Paolo Villari: «Sì alla riapertura ma coordinata a livello nazionale»

di Valentina Stella Il Dubbio 23 aprile 2020

In questo periodo scienza e politica si stanno continuamente confrontando per bilanciare gli interessi salute, economia, libertà individuali per far ripartire il Paese nelle migliori condizioni. Ne parliamo con Paolo Villari, direttore del dipartimento di Sanità pubblica e di Malattie Infettive dell'Università La Sapienza di Roma.
Mascherine e distanziamento fisico fino a quando non avremo il virus. Unica soluzione?
Sono d'accordo su questo: fino a quando non avremo un vaccino è l'unica misura da adottare per evitare l'esposizione al virus. È indubbio che la riapertura debba esserci ma modulata. E occorre un coordinamento nazionale: sarebbe sbagliato se una regione si muovesse in un senso e un'altra regione in un altro senso.
Il governatore della Campania, Vincenzo De Luca si dice pronto a chiudere i confini della sua regione.
Credo abbia fatto una affermazione provocatoria: intendeva dire che non possiamo decidere regione per regione.
Quali potrebbero essere gli altri criteri scientifici per gestire la Fase 2?
Due sono le direttrici per una graduale riapertura: la prevenzione attraverso il mantenimento del distanziamento
interpersonale e poi l'isolamento chirurgico dei nuovi contagi mediante un capillare monitoraggio dei focolai.
Possiamo tranquillizzarci alla luce dei nuovi dati forniti sui contagi e sui ricoveri?
Che l'andamento epidemiologico stia migliorando è un dato di fatto. Significa che le misure di lockdown che sono state messe in campo hanno sortito effetti. Tuttavia la situazione non è risolta e ci sono differenze tra regioni e regioni: alcune sono più sfortunate perché l'epidemia è cominciata prima e hanno una situazione epidemiologica più complessa delle altre.

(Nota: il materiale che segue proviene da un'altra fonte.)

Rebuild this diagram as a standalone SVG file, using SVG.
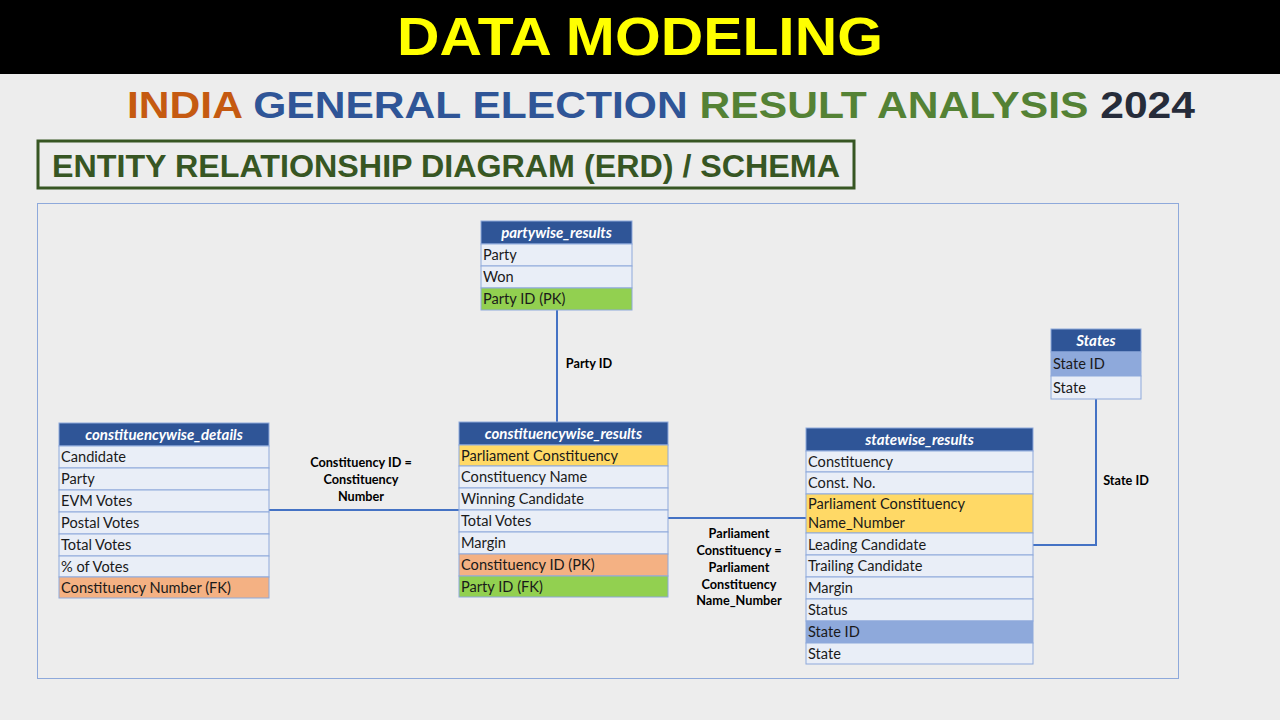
<svg xmlns="http://www.w3.org/2000/svg" width="1280" height="720" viewBox="0 0 1280 720">
<style>
.bg{fill:#EDEDED}
.hdr{fill:#2F5597;stroke:#8EA9DB;stroke-width:1}
.row{fill:#E9EEF7;stroke:#8EA9DB;stroke-width:1}
.green{fill:#92D050;stroke:#8EA9DB;stroke-width:1}
.orange{fill:#F4B183;stroke:#8EA9DB;stroke-width:1}
.yellow{fill:#FFD966;stroke:#8EA9DB;stroke-width:1}
.blue{fill:#8EA9DB;stroke:#8EA9DB;stroke-width:1}
.ht{font-family:Lato,"Liberation Sans",sans-serif;font-weight:bold;font-style:italic;font-size:15px;fill:#FFFFFF;text-anchor:middle}
.rt{font-family:Lato,"Liberation Sans",sans-serif;font-size:14.6px;fill:#1a1a1a}
.lbl{font-family:Lato,"Liberation Sans",sans-serif;font-weight:bold;font-size:12.7px;fill:#000;text-anchor:middle}
.conn{stroke:#4472C4;stroke-width:2;fill:none}
</style>
<rect class="bg" x="0" y="0" width="1280" height="720"/>
<rect x="0" y="0" width="1280" height="74" fill="#000"/>
<text x="640" y="55" font-family="'Liberation Sans',Arial,sans-serif" font-weight="bold" font-size="53" fill="#FFFF00" text-anchor="middle" textLength="486" lengthAdjust="spacingAndGlyphs">DATA MODELING</text>
<text x="127" y="118" font-family="'Liberation Sans',Arial,sans-serif" font-weight="bold" font-size="36" textLength="1068" lengthAdjust="spacingAndGlyphs"><tspan fill="#C55A11">INDIA</tspan> <tspan fill="#2F5597">GENERAL ELECTION</tspan> <tspan fill="#548235">RESULT ANALYSIS</tspan> <tspan fill="#262C3A">2024</tspan></text>
<rect x="38" y="141" width="816" height="47" fill="none" stroke="#375623" stroke-width="3"/>
<text x="52" y="177" font-family="'Liberation Sans',Arial,sans-serif" font-weight="bold" font-size="32" fill="#375623" textLength="788" lengthAdjust="spacingAndGlyphs">ENTITY RELATIONSHIP DIAGRAM (ERD) / SCHEMA</text>
<rect x="37.5" y="203.5" width="1141" height="475" fill="none" stroke="#8EA9DB" stroke-width="1"/>

<g id="connectors">
<line class="conn" x1="557" y1="310" x2="557" y2="422"/>
<line class="conn" x1="269" y1="510" x2="459" y2="510"/>
<line class="conn" x1="668" y1="518" x2="806" y2="518"/>
<polyline class="conn" points="1033,545 1096,545 1096,399"/>
<text class="lbl" x="589" y="368">Party ID</text>
<text class="lbl" x="361" y="467">Constituency ID =</text>
<text class="lbl" x="361" y="484">Constituency</text>
<text class="lbl" x="361" y="501">Number</text>
<text class="lbl" x="739" y="538">Parliament</text>
<text class="lbl" x="739" y="555">Constituency =</text>
<text class="lbl" x="739" y="572">Parliament</text>
<text class="lbl" x="739" y="589">Constituency</text>
<text class="lbl" x="739" y="605">Name_Number</text>
<text class="lbl" x="1126" y="485">State ID</text>
</g>

<g id="partywise_results">
<rect class="hdr" x="481" y="221" width="151" height="23"/>
<text class="ht" x="556.5" y="238">partywise_results</text>
<rect class="row" x="481" y="244" width="151" height="22"/>
<text class="rt" x="483" y="260">Party</text>
<rect class="row" x="481" y="266" width="151" height="22"/>
<text class="rt" x="483" y="282">Won</text>
<rect class="green" x="481" y="288" width="151" height="22"/>
<text class="rt" x="483" y="304">Party ID (PK)</text>
</g>

<g id="constituencywise_details">
<rect class="hdr" x="59" y="423" width="210" height="23"/>
<text class="ht" x="164" y="440">constituencywise_details</text>
<rect class="row" x="59" y="446" width="210" height="22"/>
<text class="rt" x="61" y="462">Candidate</text>
<rect class="row" x="59" y="468" width="210" height="22"/>
<text class="rt" x="61" y="484">Party</text>
<rect class="row" x="59" y="490" width="210" height="22"/>
<text class="rt" x="61" y="506">EVM Votes</text>
<rect class="row" x="59" y="512" width="210" height="22"/>
<text class="rt" x="61" y="528">Postal Votes</text>
<rect class="row" x="59" y="534" width="210" height="22"/>
<text class="rt" x="61" y="550">Total Votes</text>
<rect class="row" x="59" y="556" width="210" height="21"/>
<text class="rt" x="61" y="572">% of Votes</text>
<rect class="orange" x="59" y="577" width="210" height="21"/>
<text class="rt" x="61" y="593">Constituency Number (FK)</text>
</g>

<g id="constituencywise_results">
<rect class="hdr" x="459" y="422" width="209" height="23"/>
<text class="ht" x="563.5" y="439">constituencywise_results</text>
<rect class="yellow" x="459" y="445" width="209" height="21"/>
<text class="rt" x="461" y="461">Parliament Constituency</text>
<rect class="row" x="459" y="466" width="209" height="22"/>
<text class="rt" x="461" y="482">Constituency Name</text>
<rect class="row" x="459" y="488" width="209" height="22"/>
<text class="rt" x="461" y="504">Winning Candidate</text>
<rect class="row" x="459" y="510" width="209" height="22"/>
<text class="rt" x="461" y="526">Total Votes</text>
<rect class="row" x="459" y="532" width="209" height="22"/>
<text class="rt" x="461" y="548">Margin</text>
<rect class="orange" x="459" y="554" width="209" height="22"/>
<text class="rt" x="461" y="570">Constituency ID (PK)</text>
<rect class="green" x="459" y="576" width="209" height="21"/>
<text class="rt" x="461" y="592">Party ID (FK)</text>
</g>

<g id="statewise_results">
<rect class="hdr" x="806" y="428" width="227" height="23"/>
<text class="ht" x="919.5" y="445">statewise_results</text>
<rect class="row" x="806" y="451" width="227" height="21"/>
<text class="rt" x="808" y="467">Constituency</text>
<rect class="row" x="806" y="472" width="227" height="22"/>
<text class="rt" x="808" y="488">Const. No.</text>
<rect class="yellow" x="806" y="494" width="227" height="39"/>
<text class="rt" x="808" y="509">Parliament Constituency</text>
<text class="rt" x="808" y="528">Name_Number</text>
<rect class="row" x="806" y="533" width="227" height="22"/>
<text class="rt" x="808" y="550">Leading Candidate</text>
<rect class="row" x="806" y="555" width="227" height="22"/>
<text class="rt" x="808" y="571">Trailing Candidate</text>
<rect class="row" x="806" y="577" width="227" height="22"/>
<text class="rt" x="808" y="593">Margin</text>
<rect class="row" x="806" y="599" width="227" height="22"/>
<text class="rt" x="808" y="615">Status</text>
<rect class="blue" x="806" y="621" width="227" height="22"/>
<text class="rt" x="808" y="637">State ID</text>
<rect class="row" x="806" y="643" width="227" height="21"/>
<text class="rt" x="808" y="659">State</text>
</g>

<g id="States">
<rect class="hdr" x="1051" y="329" width="90" height="23"/>
<text class="ht" x="1096" y="346">States</text>
<rect class="blue" x="1051" y="352" width="90" height="24"/>
<text class="rt" x="1053" y="369">State ID</text>
<rect class="row" x="1051" y="376" width="90" height="23"/>
<text class="rt" x="1053" y="393">State</text>
</g>
</svg>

Secondo lei sono stati commessi degli errori da parte del nostro governo?
Secondo me è stato fatto il possibile. Noi siamo stati sfortunati come Paese nel senso che siamo stati i primi ad avere un focolaio autoctono senza avere un legame apparente con la Cina. Ci siamo mossi per primi e con gradualità. Certo col senno di poi si può dire che qualcosa poteva essere fatta prima.
In questo periodo sentiamo varie teorie sul virus. Le persone hanno perso fiducia nella scienza.
Siamo dinanzi ad un fenomeno nuovo che stiamo ancora studiando. Certo, ai cittadini può dar fastidio che gli esperti vadano nelle trasmissioni televisive a litigare, questo non
fa un favore alla scienza.
Lei crede che la App Immuni possa servire?
Sicuramente può essere utile ma dobbiamo ancora capirne bene i meccanismi: deve essere interpretata e guidata dagli esperti, da persone. Può aiutare a tracciare i contatti e gli eventuali contagi ma poi occorre l'approccio della sanità pubblica.